Sami Kennedy

Personal information
- Born: Samantha Kennedy 26 May 1988 (age 38) Mona Vale, New South Wales, Australia
- Height: 170 cm (5 ft 7 in)
- Weight: 67 kg (148 lb)
- Website: www.samikennedysim.com

Sport
- Country: Australia
- Sport: Freestyle skiing

= Sami Kennedy-Sim =

Australian freestyle skier (born 1988)

Sami Kennedy (born 26 May 1988) is an Australian freestyle skier.

==Skiing career==
After two podium finishes on the Ski Cross Europa Cup circuit, Kennedy made her debut on the FIS Freestyle Skiing World Cups in Deer Valley Resort, USA in 2008 finishing 20th. Kennedy has been competing on the FIS Freestyle Skiing World Cup tour for three years placing in the top 5 on the World Cup tour. In 2011, she competed at the FIS Freestyle World Ski Championships. Kennedy, finished her 2012 season being ranked 12th in the world.
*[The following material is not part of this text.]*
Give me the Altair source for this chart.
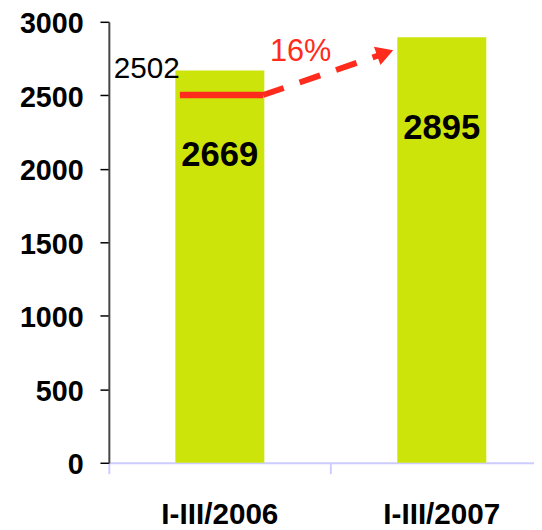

She competed for Australia at the 2014 Winter Olympics in the ski cross events.

Sami married Cross Country Olympian Ben Sim in April 2011. Before the 2014 Winter Olympics in Sochi, she survived a stroke.

Kennedy had an eighth place finish at the 2022 Winter Olympics and was named as Australia's flagbearer during the closing ceremony.